Associations like the Chamber claim that they have a lot of individual members or contributors. But where does 90% of their funding come from?

Here, in Louisiana, the litigation landscape has changed drastically in the past ten years, since Hurricane Katrina. First with Katrina and Rita, then with defective Chinese Drywall, and finally with BP, the typical plaintiff has become a home-owner, a business-owner, or both. Rather than the stereotypical Little Guy-vs.-Big Guy, Individual-vs.-Business lawsuit, Louisiana has seen hundreds of thousands of legitimate claims brought by in-state businessmen and businesswomen who have been wronged by large out-of-state – and even foreign – insurance syndicates and other Fortune 50 companies.

BIG BUSINESS The Chamber has, on issue after issue, aligned itself with the Louisiana Association for Business and Industry (LABI), and other similar groups.  These organizations are at best indifferent, and at worst adverse, to local, Louisiana, family-owned businesses. On issue after issue, small local businesses are thrown under the bus, for the benefit of bigger out-of-state interests and industries.
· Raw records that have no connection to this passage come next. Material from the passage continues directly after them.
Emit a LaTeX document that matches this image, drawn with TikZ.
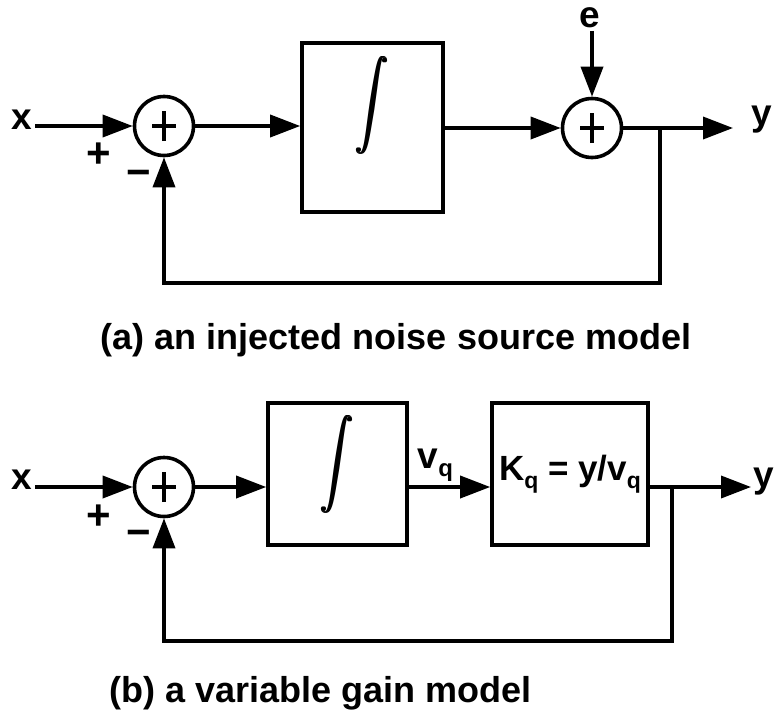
\documentclass[tikz,border=0pt]{standalone}
\usepackage{fontspec}
\setmainfont{Liberation Sans}
\usetikzlibrary{arrows.meta,calc}
\newcommand{\intglyph}{\scalebox{3.3}[4.4]{$\displaystyle\int$}}
\newcommand{\bolderint}{\rlap{\intglyph}\kern0.9pt\rlap{\intglyph}\kern0.9pt\intglyph}
\begin{document}
\begin{tikzpicture}[x=1pt,y=-1pt,
  line width=3.6pt,
  arr/.style={-{Triangle[length=30pt,width=22pt]}},
  sumnode/.style={circle,draw,minimum size=59pt,inner sep=0pt,
    path picture={\draw[line width=3.6pt]
      ([xshift=-12pt]path picture bounding box.center) -- ++(24pt,0pt)
      ([yshift=-15pt]path picture bounding box.center) -- ++(0pt,30pt);}},
  blk/.style={draw,rectangle,inner sep=0pt},
  lbl/.style={font=\fontsize{37}{37}\selectfont\bfseries,inner sep=1pt},
  pm/.style={font=\fontsize{42}{42}\selectfont\bfseries,inner sep=0pt},
  captxt/.style={font=\fontsize{36}{36}\selectfont\bfseries,inner sep=0pt},
  intg/.style={inner sep=0pt}]
\fill[white] (0,0) rectangle (775,712);
\useasboundingbox (0,0) rectangle (775,712);

% ---------- (a) ----------
\node[sumnode] (s1) at (164,126) {};
\node[blk,minimum width=141pt,minimum height=169pt] (b1) at (372.5,127.5) {};
\node[intg] (i1) at (372,105) {\bolderint};
\node[sumnode] (s2) at (592,128) {};
\node[lbl] (xa) at (22,120) {x};
\node[lbl] (ea) at (590,18) {e};
\node[lbl] (ya) at (762,120) {y};
\node[pm] (pa) at (99,155) {+};
\node[pm] (ma) at (139,178) {−};
\coordinate (o1) at (733,128);
\coordinate (br1) at (660,128);
\coordinate (fb1) at (660,283);

\draw[arr] (xa.east |- s1) -- (s1);
\draw[arr] (s1) -- (s1 -| b1.west);
\draw[arr] (b1.east |- s2) -- (s2);
\draw[arr] (ea.south -| s2) -- (s2);
\draw[arr] (s2) -- (o1);
\draw[arr] (br1) -- (fb1) -| (s1);

\node[captxt] (ca) at (396,340) {(a) an injected noise source model};

% ---------- (b) ----------
\node[sumnode] (s3) at (164,487) {};
\node[blk,minimum width=139pt,minimum height=142pt] (b2) at (337.5,474) {};
\node[intg] (i2) at (337,464) {\bolderint};
\node[blk,minimum width=156pt,minimum height=142pt,
  font=\fontsize{35}{35}\selectfont\bfseries] (bk) at (570,474)
  {K\raisebox{-8pt}{\fontsize{23}{23}\selectfont q} = y/v\raisebox{-8pt}{\fontsize{23}{23}\selectfont q}};
\node[lbl,anchor=base west] (vq) at (415,468) {v\raisebox{-8pt}{\fontsize{24}{24}\selectfont q}};
\node[lbl] (xb) at (22,480) {x};
\node[lbl] (yb) at (764,482) {y};
\node[pm] (pb) at (99,517) {+};
\node[pm] (mb) at (139,538) {−};
\coordinate (o2) at (751,487);
\coordinate (br2) at (672,487);
\coordinate (fb2) at (672,641);

\draw[arr] (xb.east |- s3) -- (s3);
\draw[arr] (s3) -- (s3 -| b2.west);
\draw[arr] (b2.east |- s3) -- (bk.west |- s3);
\draw[arr] (bk.east |- s3) -- (o2);
\draw[arr] (br2) -- (fb2) -| (s3);

\node[captxt,anchor=west] (cb) at (108,693) {(b) a variable gain model};
\end{tikzpicture}
\end{document}
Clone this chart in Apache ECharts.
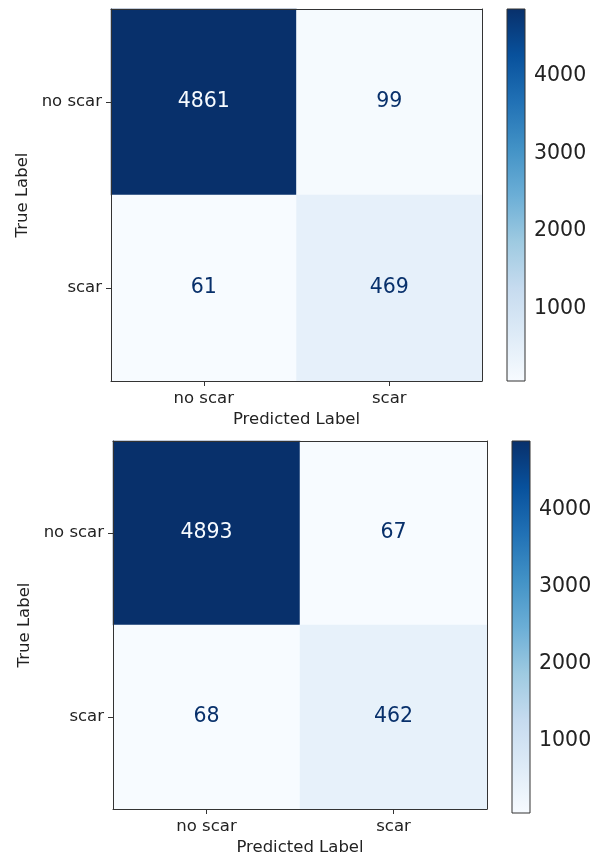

Flooded with complaints from Gulf Coast businesses and Local Chamber Affiliates, the Chamber issued a puff piece that completely misses the mark.  And the Chamber has still not explained while it intentionally concealed material information from the Court.  Indeed, several Local Chamber of Commerce Affiliates filed their own amicus brief on October 6, 2014, in support of the Settlement, making it clear that the U.S. Chamber was not acting in their interests, nor the interests of the businesses whom they represent.  On December 5, 2014, the U.S. Supreme Court denied BP and the U.S. Chamber’s requests to have the settlement thrown out.  This is a victory for the Local Chamber Affiliates and the local, family-owned, and other businesses of the Gulf Coast.  As the U.S. Chamber has told the High Court in other cases:  Your word is your bond.  A deal is a deal.  Companies must be held to their agreements and contracts.

Associations like the Chamber and LABI are hopelessly out-of-step.

In coming to the defense of British Petroleum, AIG, the Chinese Drywall Manufacturers, and State Farm, they are hurting their own Louisiana, family-owned constituencies.